First the CHALLENGER. When he served the layered thing with fish and broccoli the comments went something like this:

HOST
Interesting odor.

VMS
(giggling) I'm not sure about this one.

FOOD CRITIC
Well, this dish would appeal to someone who likes the smell of fish and broccoli.

When IRON CHEF presented his broccoli terrine the Vapid Movie Star said she thought it needed more gelatin.

During commercials we continued to cruise the other channels but much to my surprise, Chuck wanted to go back to the IRON CHEF. Especially as it got closer to the time to announce the winner.

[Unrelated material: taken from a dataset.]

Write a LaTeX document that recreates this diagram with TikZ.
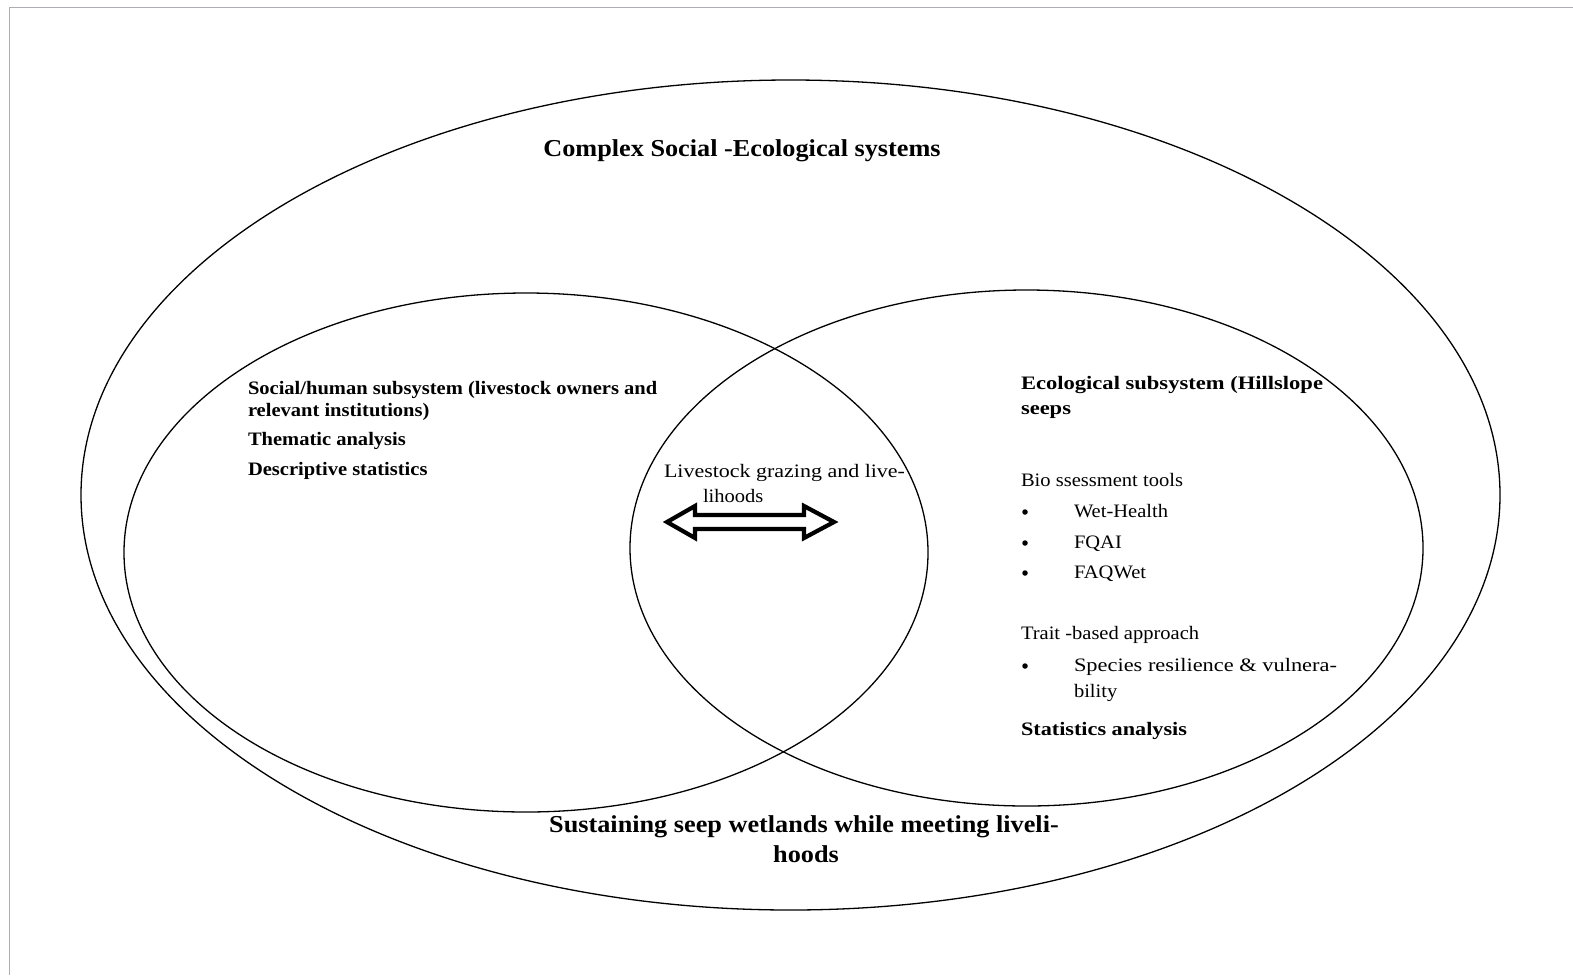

OK, all the dishes are tasted, idiotic comments are flying furiously from the panel, and then they vote.

The envelope, or actually notebook in this case, is handed to yet another Host. They remind us of the credentials of our chefs, and then, when the tension is so thick you could cut it with a knife they announce the winner.

Of course the IRON CHEF won. CHALLENGER was gracious but obviously disappointed. One of our expert panel commented on how excited IRON CHEF looked. Then cut to a shot of the IRON CHEF. He looked about as excited as a, well, I don't know what. His face was a complete blank. He looked more, well, inscrutable, then the winner of the IRON CHEF COMPETITION.

Then, like a boxing match they put up the scores from the various judges. IRON CHEF took three out of four of the judges.

Chuck and I agreed that there could have only been one outcome to this spectacular cooking event. IRON CHEF had to win. If he didn't win would he have still been the IRON CHEF?